Oscar fever is heating up here with only two weeks to go until the big evening.

I’ve spoken to not one of the women vying for the top acting awards…or even two of them. In the past few weeks I’ve chatted to three.

Kerry Condon is nominated for best actress in a supporting role for The Banshees Of Inisherin. Meanwhile, Cate Blanchett is an Oscar veteran and she’s nominated for best actress in the classical music drama Tar.

I also had a chat with one of the queens of Hollywood – and the Queen of Wakanda – Angela Bassett, who’s up against Condon in the best supporting actress category.

Bassett was of course nominated 30 years ago for her starring role in the wonderful What’s Love Got To Do With It, the biopic of the life of Tina Turner.

Last year she appeared in a different type of emotional role as Ramonda, the mother of superhero Black Panther. He was previously played by Chadwick Boseman who died before filming of the sequel began, which turned the movie, Black Panther: Wakanda Forever, into an emotional tribute – as well as a rip-roaring adventure.

“What I love about this is, despite life and its challenges and its ebbs and flows, its inevitabilities, that we were able to come together and create something this memorable and exciting for audiences and theatre-goers,” Bassett told me at the recent Bafta Tea Party Awards here in Los Angeles.

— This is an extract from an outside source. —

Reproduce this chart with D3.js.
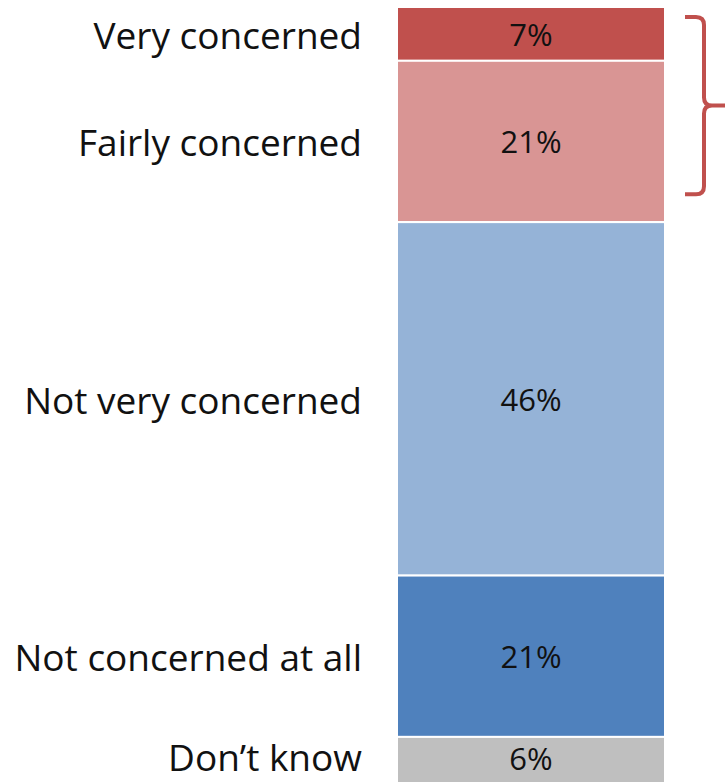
<!DOCTYPE html>
<html>
<script src="https://d3js.org/d3.v7.min.js"></script>
<body style="margin:0;background:#fff">
<div id="chart"></div>
<script>
    const categories = ["Very concerned", "Fairly concerned", "Not very concerned", "Not concerned at all", "Don\u2019t know"];
    const values = [7, 21, 46, 21, 6];
    const colors = ["#c0504d", "#d99594", "#95b3d7", "#4f81bd", "#bfbfbf"];

    const width = 725, height = 783;

    const svg = d3.select("#chart")
        .append("svg")
        .attr("width", width)
        .attr("height", height);

    // stack the single bar
    let acc = 0;
    const segs = values.map((v, i) => {
        const s = { name: categories[i], value: v, y0: acc, y1: acc + v, color: colors[i] };
        acc += v;
        return s;
    });

    const y = d3.scaleLinear()
        .domain([0, d3.sum(values)])
        .range([7, 783]);

    const x0 = 397, x1 = 665;

    svg.selectAll("rect.seg")
        .data(segs)
        .join("rect")
        .attr("class", "seg")
        .attr("x", x0)
        .attr("width", x1 - x0)
        .attr("y", d => y(d.y0))
        .attr("height", d => y(d.y1) - y(d.y0))
        .attr("fill", d => d.color)
        .attr("stroke", "#fff")
        .attr("stroke-width", 2);

    svg.selectAll("text.val")
        .data(segs)
        .join("text")
        .attr("class", "val")
        .attr("x", (x0 + x1) / 2)
        .attr("y", (d, i) => (y(d.y0) + y(d.y1)) / 2 + (i === segs.length - 1 ? -1 : 1))
        .attr("dy", "0.35em")
        .attr("text-anchor", "middle")
        .attr("font-family", "Open Sans, sans-serif")
        .attr("font-size", 31)
        .attr("fill", "#111")
        .text(d => d.value + "%");

    // last label sits right at the bottom edge, lift it a little
    svg.selectAll("text.cat")
        .data(segs)
        .join("text")
        .attr("class", "cat")
        .attr("x", 362)
        .attr("y", (d, i) => (y(d.y0) + y(d.y1)) / 2 + (i === segs.length - 1 ? -2 : 2))
        .attr("dy", "0.35em")
        .attr("text-anchor", "end")
        .attr("font-family", "Open Sans, sans-serif")
        .attr("font-size", 37)
        .attr("fill", "#111")
        .text(d => d.name);

    // bracket grouping the two "concerned" answers
    const bTop = y(segs[0].y0) + 10, bBot = y(segs[1].y1) - 28;
    const bMid = (bTop + bBot) / 2;
    const bx = 704, r = 8;
    svg.append("path")
        .attr("fill", "none")
        .attr("stroke", "#c0504d")
        .attr("stroke-width", 4)
        .attr("d", `M685,${bTop} H${bx - r} Q${bx},${bTop} ${bx},${bTop + r} V${bMid - r} Q${bx},${bMid} ${bx + r},${bMid} H${width}
                    M${bx + r},${bMid} Q${bx},${bMid} ${bx},${bMid + r} V${bBot - r} Q${bx},${bBot} ${bx - r},${bBot} H685`);
</script>
</body>
</html>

It was a rare cold day in Hollywood and Bassett couldn’t help but aim a dig at me once she found out I was Scottish. “Did you bring this over with you?” she laughed.

It’s why I always wear thermal undies, Angela!

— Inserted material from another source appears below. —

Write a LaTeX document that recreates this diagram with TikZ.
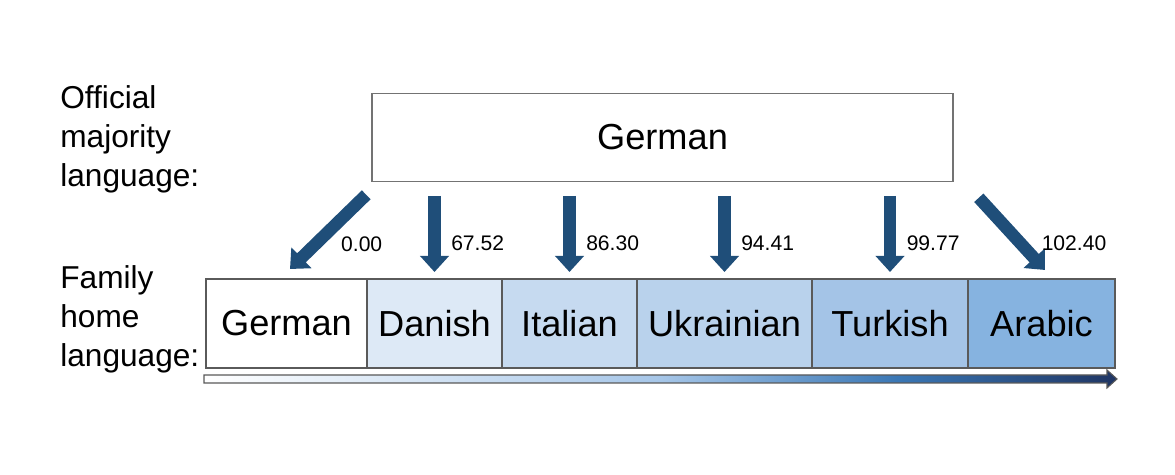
\documentclass[tikz,border=0pt]{standalone}
\usepackage{fontspec}
\setmainfont{Liberation Sans}
\usetikzlibrary{arrows.meta,positioning,calc}
\definecolor{arrowblue}{HTML}{1F4E79}
\definecolor{boxgray}{HTML}{5A5A5A}
\definecolor{dancol}{HTML}{DDE9F6}
\definecolor{itacol}{HTML}{C6DAF0}
\definecolor{ukrcol}{HTML}{B9D2EC}
\definecolor{turcol}{HTML}{A4C4E7}
\definecolor{aracol}{HTML}{86B3E0}
\definecolor{scalelight}{HTML}{A6C6E8}
\definecolor{scalemid}{HTML}{3A77B5}
\definecolor{scaledark}{HTML}{1F3563}
\pgfdeclarehorizontalshading{langscale}{100bp}{color(0bp)=(white); color(25bp)=(white); color(50bp)=(scalelight); color(63bp)=(scalemid); color(75bp)=(scaledark); color(100bp)=(scaledark)}

\begin{document}
\begin{tikzpicture}[
    lang/.style={draw=boxgray, line width=0.9pt, minimum height=1.78cm, inner sep=0pt, outer sep=0pt,
      font=\fontsize{20.6}{24}\selectfont},
    side/.style={align=left, anchor=west, inner sep=0pt, font=\fontsize{18}{22.2}\selectfont},
    flow/.style={arrowblue, line width=0.25cm, -{Triangle[width=0.56cm,length=0.32cm]}},
    val/.style={anchor=west, inner sep=0pt, text=black, font=\fontsize{12}{14}\selectfont}
  ]
  \useasboundingbox (0,0) rectangle (23.5,9.5);

  \node[side] (majlabel) at (1.2,6.72) {Official\\majority\\language:};
  \node[side] (homelabel) at (1.2,3.12) {Family\\home\\language:};

  \node[draw=gray!90!black, line width=0.9pt, minimum width=11.62cm, minimum height=1.76cm,
    font=\fontsize{20.6}{24}\selectfont] (major) at (13.25,6.75) {German};

  \node[lang, fill=white, minimum width=3.22cm, anchor=west] (ger) at (4.12,3.03) {German};
  \node[lang, fill=dancol, minimum width=2.70cm, right=0pt of ger] (dan) {Danish};
  \node[lang, fill=itacol, minimum width=2.70cm, right=0pt of dan] (ita) {Italian};
  \node[lang, fill=ukrcol, minimum width=3.50cm, right=0pt of ita] (ukr) {Ukrainian};
  \node[lang, fill=turcol, minimum width=3.12cm, right=0pt of ukr] (tur) {Turkish};
  \node[lang, fill=aracol, minimum width=2.94cm, right=0pt of tur] (ara) {Arabic};

  \draw[flow] ($(major.south west)+(-0.1,-0.25)$) --
    node[val, pos=.66, xshift=0.38cm] {0.00} ($(ger.north)+(0.07,0.2)$);
  \foreach \lang/\dist in {dan/67.52, ita/86.30, ukr/94.41, tur/99.77}
    \draw[flow] ($(\lang.north |- major.south)+(0,-0.27)$) --
      node[val, pos=.62, xshift=0.21cm] {\dist} ($(\lang.north)+(0,0.14)$);
  \draw[flow] ($(major.south east)+(0.5,-0.31)$) --
    node[val, pos=.63, xshift=0.3cm] {102.40} ($(ara.north)+(0.07,0.18)$);

  \shadedraw[shading=langscale, draw=gray!70!black, line width=0.6pt]
    (4.08,2.0) -- (22.14,2.0) -- (22.14,2.1) -- (22.34,1.92) -- (22.14,1.74)
    -- (22.14,1.84) -- (4.08,1.84) -- cycle;
\end{tikzpicture}
\end{document}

First-time nominee Condon told me how wonderful it had been to work with Colin Farrell.

“I’ve known him for quite a long time so it was pretty easy to pretend that we were brother and sister,” said Condon, “and I knew Brendan (Gleeson) as well and a lot of the other actors in it, so it was nice. But we all wanted to do a really good job.”

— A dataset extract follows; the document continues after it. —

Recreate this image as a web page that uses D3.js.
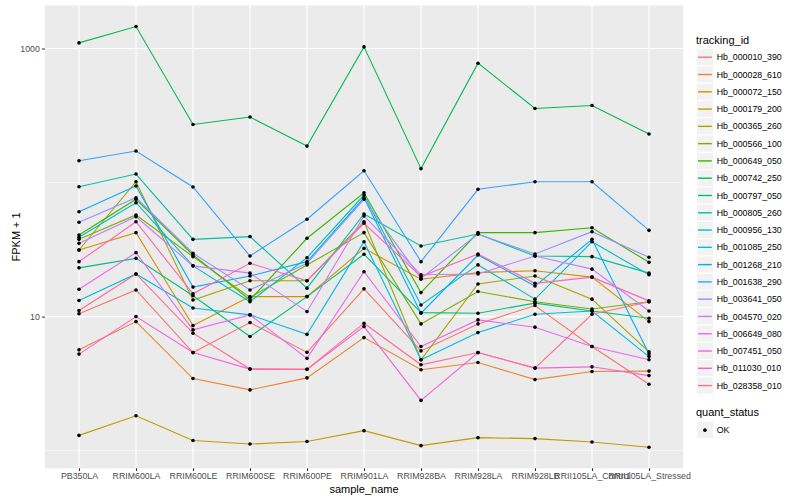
<!DOCTYPE html>
<html><head><meta charset="utf-8">
<script src="https://cdn.jsdelivr.net/npm/d3@7"></script>
<style>
body{margin:0;background:#fff}
text{font-family:"Liberation Sans",Arial,Helvetica,sans-serif}
</style>
</head><body>
<svg id="chart" width="800" height="500"></svg>
<script>
// ---- data (FPKM + 1) ----
const samples = ["PB350LA","RRIM600LA","RRIM600LE","RRIM600SE","RRIM600PE","RRIM901LA","RRIM928BA","RRIM928LA","RRIM928LB","RRII105LA_Control","RRII105LA_Stressed"];
const trackingIds = ["Hb_000010_390","Hb_000028_610","Hb_000072_150","Hb_000179_200","Hb_000365_260","Hb_000566_100","Hb_000649_050","Hb_000742_250","Hb_000797_050","Hb_000805_260","Hb_000956_130","Hb_001085_250","Hb_001268_210","Hb_001638_290","Hb_003641_050","Hb_004570_020","Hb_006649_080","Hb_007451_050","Hb_011030_010","Hb_028358_010"];

const hb000010 = [10.5, 15.8, 5.39, 9.02, 5.41, 16.1, 5.55, 8.82, 12.1, 5.98, 3.13];
const hb000028 = [5.65, 9.18, 3.45, 2.84, 3.49, 6.97, 4.01, 4.54, 3.39, 3.89, 3.92];
const hb000072 = [31.4, 42.3, 8.57, 14.1, 14.1, 32.3, 19.0, 21.3, 22.0, 19.7, 9.18];
const hb000179 = [1.30, 1.82, 1.19, 1.12, 1.17, 1.41, 1.09, 1.25, 1.23, 1.16, 1.06];
const hb000365 = [31.4, 101.4, 13.3, 18.5, 18.5, 51.0, 4.76, 17.5, 20.1, 13.5, 5.46];
const hb000566 = [37.7, 57.3, 28.0, 13.9, 24.3, 42.3, 8.82, 15.4, 12.9, 11.4, 12.9];
const hb000649 = [40.6, 75.0, 28.8, 13.3, 38.4, 83.9, 15.1, 42.3, 42.3, 46.0, 25.4];
const hb000742 = [1101, 1458, 271, 308, 187, 1028, 127, 777, 357, 376, 230];
const hb000797 = [23.1, 27.2, 14.3, 7.10, 14.1, 29.2, 10.7, 10.6, 12.6, 11.0, 9.73];
const hb000805 = [93.0, 115.7, 37.7, 39.5, 16.3, 58.3, 33.6, 41.3, 28.3, 28.0, 21.1];
const hb000956 = [39.1, 70.7, 23.9, 12.9, 27.5, 80.7, 12.2, 24.3, 13.5, 36.2, 20.5];
const hb001085 = [13.2, 20.8, 11.6, 10.3, 7.37, 36.2, 4.76, 7.60, 10.4, 11.0, 5.03];
const hb001268 = [60.6, 94.2, 16.6, 20.1, 25.7, 77.0, 10.6, 28.8, 16.9, 37.7, 5.27];
const hb001638 = [145.4, 171.7, 92.6, 28.3, 53.2, 122.4, 25.7, 89.0, 101.4, 101.4, 44.0];
const hb003641 = [50.5, 77.0, 29.7, 15.8, 25.0, 75.0, 19.3, 41.3, 29.3, 43.0, 27.7];
const hb004570 = [35.2, 55.6, 23.9, 21.1, 10.9, 56.3, 20.5, 20.8, 28.3, 22.6, 11.0];
const hb006649 = [16.0, 30.0, 7.96, 10.3, 4.88, 21.6, 5.98, 9.45, 8.34, 5.98, 4.76];
const hb007451 = [5.25, 10.0, 5.39, 4.06, 4.04, 8.42, 2.37, 5.39, 4.13, 4.22, 3.63];
const hb011030 = [25.7, 51.0, 14.8, 25.0, 18.5, 49.7, 19.9, 29.3, 17.7, 19.7, 13.1];
const hb028358 = [11.1, 20.8, 7.52, 4.06, 4.04, 8.93, 4.37, 5.39, 4.13, 10.4, 12.9];

const seriesValues = [hb000010, hb000028, hb000072, hb000179, hb000365, hb000566, hb000649, hb000742, hb000797, hb000805, hb000956, hb001085, hb001268, hb001638, hb003641, hb004570, hb006649, hb007451, hb011030, hb028358];
const yTicks = [10, 1000];
const yMinor = [1, 100];
const quantStatus = ["OK"];

// ---- style ----
const palette = ["#F8766D","#EA8331","#D89000","#C09B00","#A3A500","#7CAE00","#39B600","#00BB4E","#00BF7D","#00C1A3","#00BFC4","#00BAE0","#00B0F6","#35A2FF","#9590FF","#C77CFF","#E76BF3","#FA62DB","#FF62BC","#FF6C91"];

const svg = d3.select("#chart");
const P = {left: 44.8, right: 683.2, top: 5.5, bottom: 468.3};

const x = d3.scalePoint().domain(samples).range([P.left, P.right]).padding(0.6);

const allVals = seriesValues.flat();
const lo = Math.log10(d3.min(allVals)), hi = Math.log10(d3.max(allVals));
const ex = (hi - lo) * 0.05;
const y = d3.scaleLog().domain([Math.pow(10, lo - ex), Math.pow(10, hi + ex)]).range([P.bottom, P.top]);

// panel
svg.append("rect").attr("x", P.left).attr("y", P.top)
  .attr("width", P.right - P.left).attr("height", P.bottom - P.top).attr("fill", "#EBEBEB");

const grid = svg.append("g");
yMinor.forEach(v => grid.append("line").attr("x1", P.left).attr("x2", P.right)
  .attr("y1", y(v)).attr("y2", y(v)).attr("stroke", "#fff").attr("stroke-width", 0.55));
yTicks.forEach(v => grid.append("line").attr("x1", P.left).attr("x2", P.right)
  .attr("y1", y(v)).attr("y2", y(v)).attr("stroke", "#fff").attr("stroke-width", 1.1));
samples.forEach(s => grid.append("line").attr("x1", x(s)).attr("x2", x(s))
  .attr("y1", P.top).attr("y2", P.bottom).attr("stroke", "#fff").attr("stroke-width", 1.1));

// lines
const line = d3.line().x((d, i) => x(samples[i])).y(d => y(d));
const gl = svg.append("g");
seriesValues.forEach((vals, k) => {
  gl.append("path").attr("d", line(vals)).attr("fill", "none")
    .attr("stroke", palette[k]).attr("stroke-width", 1.1);
});
// points
const gp = svg.append("g");
seriesValues.forEach(vals => {
  vals.forEach((v, i) => gp.append("circle").attr("cx", x(samples[i])).attr("cy", y(v))
    .attr("r", 1.8).attr("fill", "#000"));
});

// axes
const xAxis = svg.append("g").attr("transform", `translate(0,${P.bottom})`)
  .call(d3.axisBottom(x).tickSize(2.74).tickPadding(2.2));
const yAxis = svg.append("g").attr("transform", `translate(${P.left},0)`)
  .call(d3.axisLeft(y).tickValues(yTicks).tickFormat(d3.format("d")).tickSize(2.74).tickPadding(2.2));
[xAxis, yAxis].forEach(a => {
  a.select(".domain").remove();
  a.selectAll(".tick line").attr("stroke", "#333").attr("stroke-width", 1.1);
  a.selectAll(".tick text").attr("fill", "#4D4D4D").style("font-size", "8.8px")
    .style("font-family", '"Liberation Sans",Arial,sans-serif');
});

svg.append("text").attr("x", (P.left + P.right) / 2).attr("y", 493)
  .attr("text-anchor", "middle").style("font-size", "11px").text("sample_name");
svg.append("text").attr("transform", `translate(20,${(P.top + P.bottom) / 2}) rotate(-90)`)
  .attr("text-anchor", "middle").style("font-size", "11px").text("FPKM + 1");

// legend: tracking_id
const LX = 696.3, KS = 17.28;
const lg = svg.append("g");
lg.append("text").attr("x", 696).attr("y", 44).style("font-size", "11px").text("tracking_id");
trackingIds.forEach((id, k) => {
  const ty = 48.6 + k * KS;
  lg.append("rect").attr("x", LX).attr("y", ty).attr("width", KS).attr("height", KS)
    .attr("fill", "#F2F2F2").attr("stroke", "#fff").attr("stroke-width", 1.1);
  lg.append("line").attr("x1", LX + KS * 0.1).attr("x2", LX + KS * 0.9)
    .attr("y1", ty + KS / 2).attr("y2", ty + KS / 2).attr("stroke", palette[k]).attr("stroke-width", 1.4);
  lg.append("text").attr("x", 716.7).attr("y", ty + KS / 2).attr("dy", "0.35em")
    .style("font-size", "8.8px").text(id);
});

// legend: quant_status
lg.append("text").attr("x", 696).attr("y", 416).style("font-size", "11px").text("quant_status");
quantStatus.forEach((q, k) => {
  const ty = 421.5 + k * KS;
  lg.append("rect").attr("x", LX).attr("y", ty).attr("width", KS).attr("height", KS)
    .attr("fill", "#F2F2F2").attr("stroke", "#fff").attr("stroke-width", 1.1);
  lg.append("circle").attr("cx", LX + KS / 2).attr("cy", ty + KS / 2).attr("r", 1.8).attr("fill", "#000");
  lg.append("text").attr("x", 716.7).attr("y", ty + KS / 2).attr("dy", "0.35em")
    .style("font-size", "8.8px").text(q);
});
</script>
</body></html>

The location off the west coast of Ireland was breathtaking and Condon took the time to watch the sunsets each day. “The director of photography would run outside and capture all these beautiful little moments. I just watched it and thought nice thoughts. It’s like a character almost.”

Meanwhile, Blanchett revealed the secret of her physical performance as a troubled conductor – having a dance!

“I asked the director how he was going to shoot it and he said, ‘I’m just going to shoot it’. So I knew there was nowhere to hide,” she explained. “But it was amazing. I kind of treated it like a dance.

“There’s such an alchemy to it and it looks so otherworldly. I don’t know how to get an opportunity to do something this big again, I’m quitting.”